The city is the natural stage for such collisions between traditional community livelihoods and the new urban reality. Significantly, communities which have adapted and diversified, like the Kumbhars or the Kolis, the original fisherpeople of the Bombay islands, have prospered while those which have clung to single trades have tended to stagnate. Very few Kolis now make their living fishing: the Creek, where they once practised their unique style of net fishing, has silted up and the few remaining fishermen now breed the fish they catch in large ponds in the interior of the mangrove swamp. The majority of them now work in other jobs around Bombay, as diverse as hotel management and the merchant navy, and their community identity is no longer rooted in a particular livelihood. On the other hand, the metalworker’s settlement near the water pipes has failed to prosper, while most residents continue to pursue their traditional trade.

But division of work along community lines is still a central feature of life here. This is strikingly evident in the case of plastics recycling, for instance, where each stage in the process is handled by a different community, often from very different parts of India. The bags are first collected by scavengers, often gardulas (brown sugar smokers), and sold to muslim merchants who then deliver the bags for washing to a lane of tamilians off 60 Feet Road. Their task is to wash and dry the bags, after which they are again packed off to another part of the slum for further treatment.

With its many industries, Dharavi also has its darker side. Many jobs are dangerous and badly paid, such as cotton carding or brass buckle manufacture. Protection rackets and official corruption are rife when people have no legal right to live or run their businesses where they do.
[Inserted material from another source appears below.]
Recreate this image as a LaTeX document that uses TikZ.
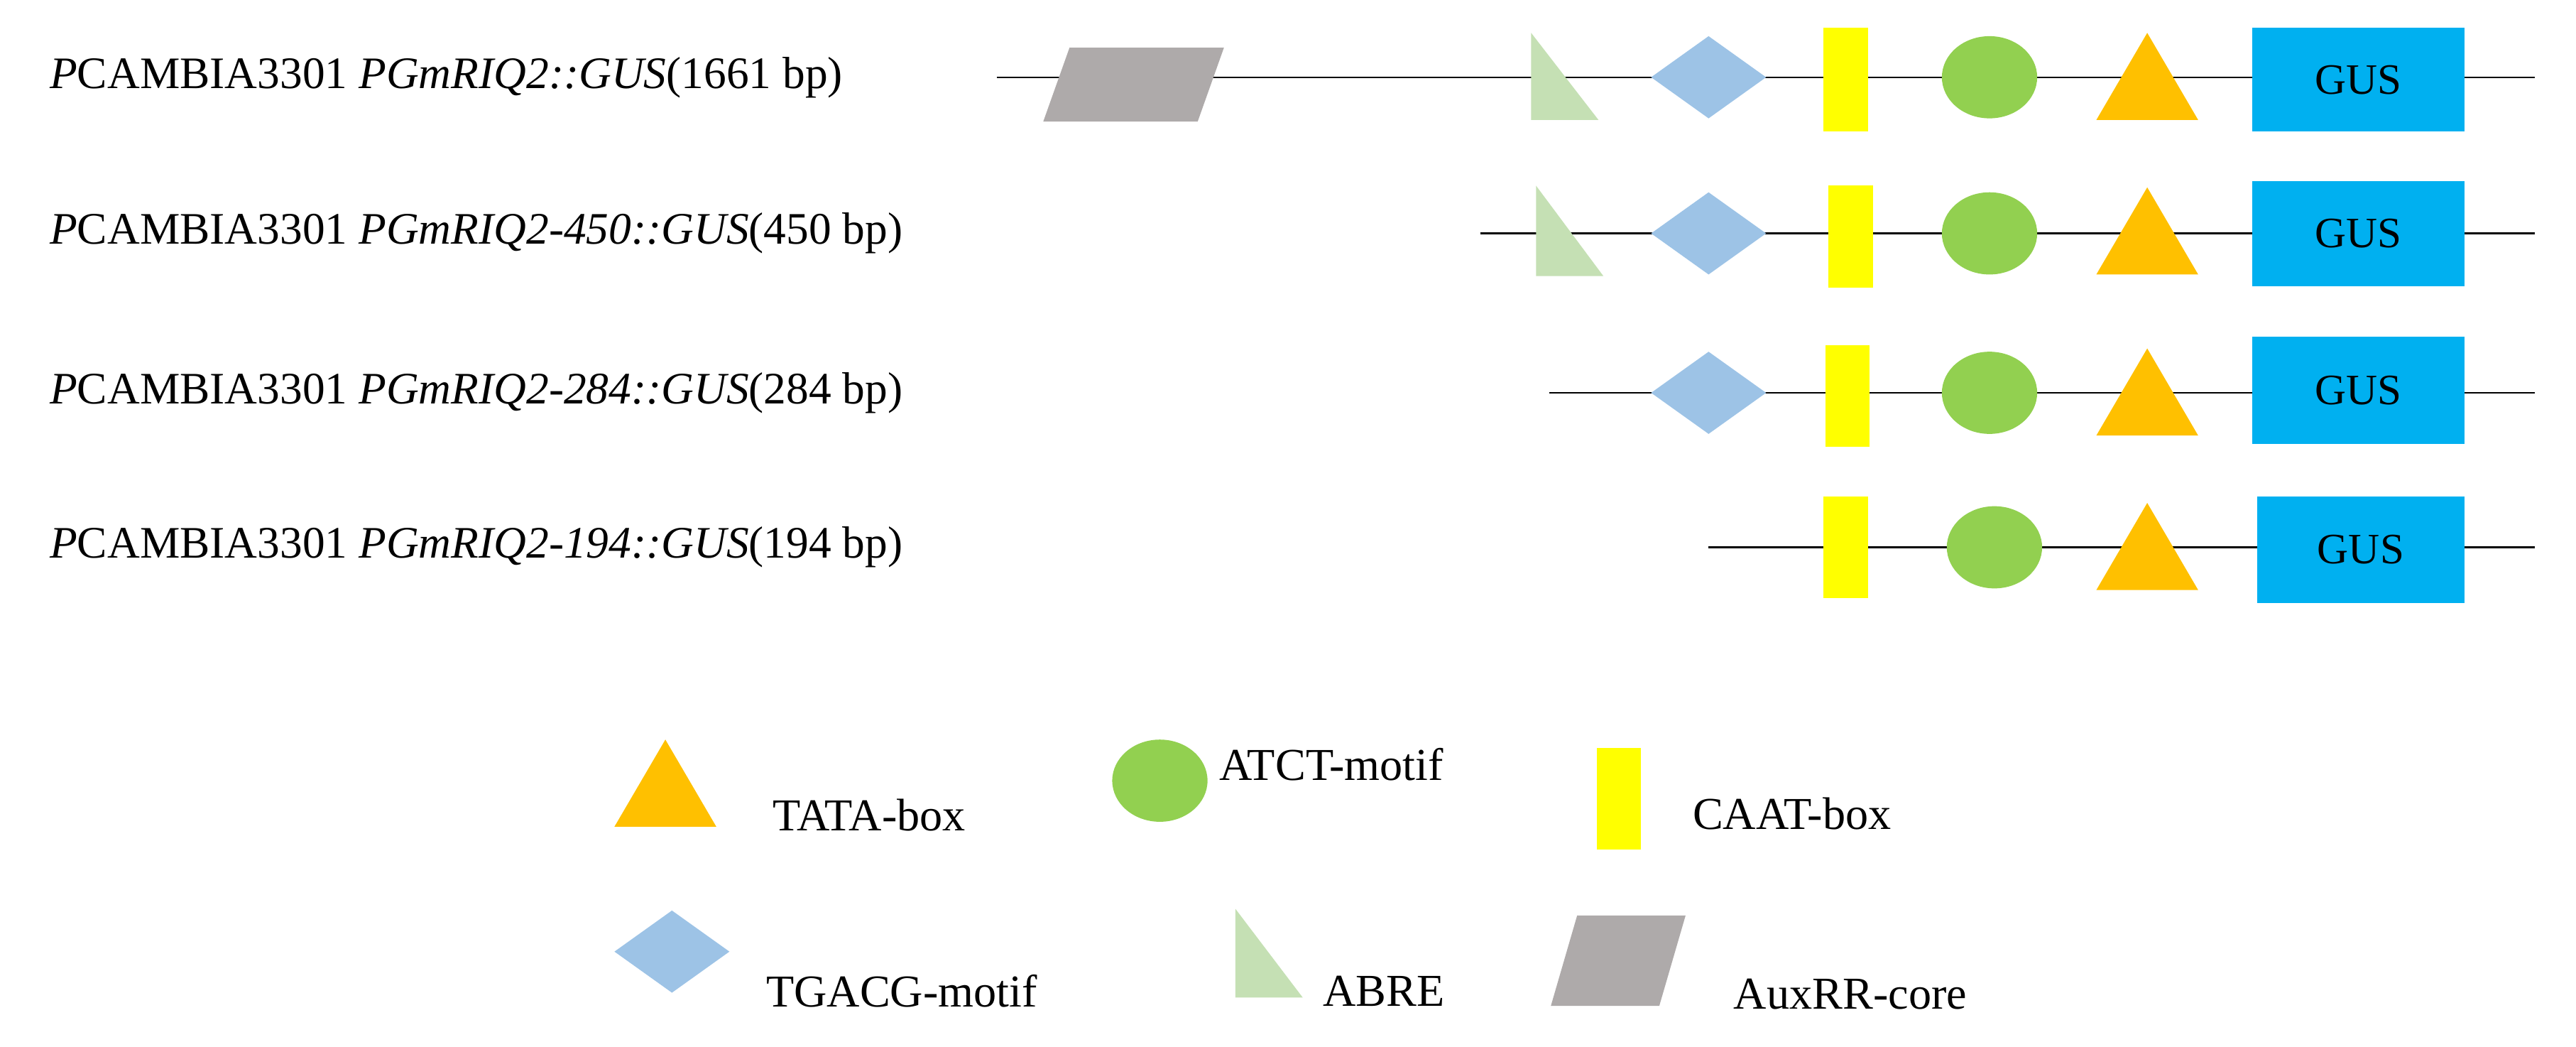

And despite the availability of schools in the slum itself, many children are obliged to work, often at stunting, unhealthy jobs.

The central event in the recent history of Bombay, the 1993 riots, has also left its mark on Dharavi. Chamra Bazar, the muslim tannery district, was largely razed to the ground. People speak of seeing entire rows of houses destroyed with only single buildings - those belonging to the “correct” community - left standing. Indeed, many of the hutments date from the rebuilding in the aftermath of the riots. But despite the events of the time, the ten years since the riots have proved beneficial for Dharavi in many ways. In particular, the police presence in the slum has increased, with small stations on many streets, and this has largely driven out the more blatant forms of organised crime, and enabled a middle class to emerge in what was previously a notoriously mafia-dominated area. New legislation has enabled residents’ associations to engage building contractors to redevelop their dwellings into multi-storey apartment blocks, and it is tempting to see such initiatives as a tacit recognition by the authorities that the solution to the “problem” of Dharavi is to give the people themselves the tools to improve their condition. Dharavi itself is fast becoming a desirable residential area, with its new buildings near to the Western and Central Railways conveniently located for commuters to other parts of Bombay.

The word “slum” conjures up a degraded settlement of the impoverished, of those who have failed the test of modern city life. But my visits to Dharavi impressed upon me the boundless energy and ingenuity of its people, and their ability to in-corporate traditional values into the changes forced on them by the pressures of life in Bombay. The challenges and obstacles are overcome every day, often in unexpected ways. The cross at Koliwada, for instance, bears the date 1853, and is often cited as a testament to the age of the community. But as Jacob Patil, the gaonpatil or mayor of Koliwada, told me, the cross itself was erected in 1960. “I put that cross up in 1960, but I knew that a new cross would be knocked down by the police when they came to know of it. So I put the date 1853 on it, and pretended it had always been there, unnoticed. Now it’s in the history books!”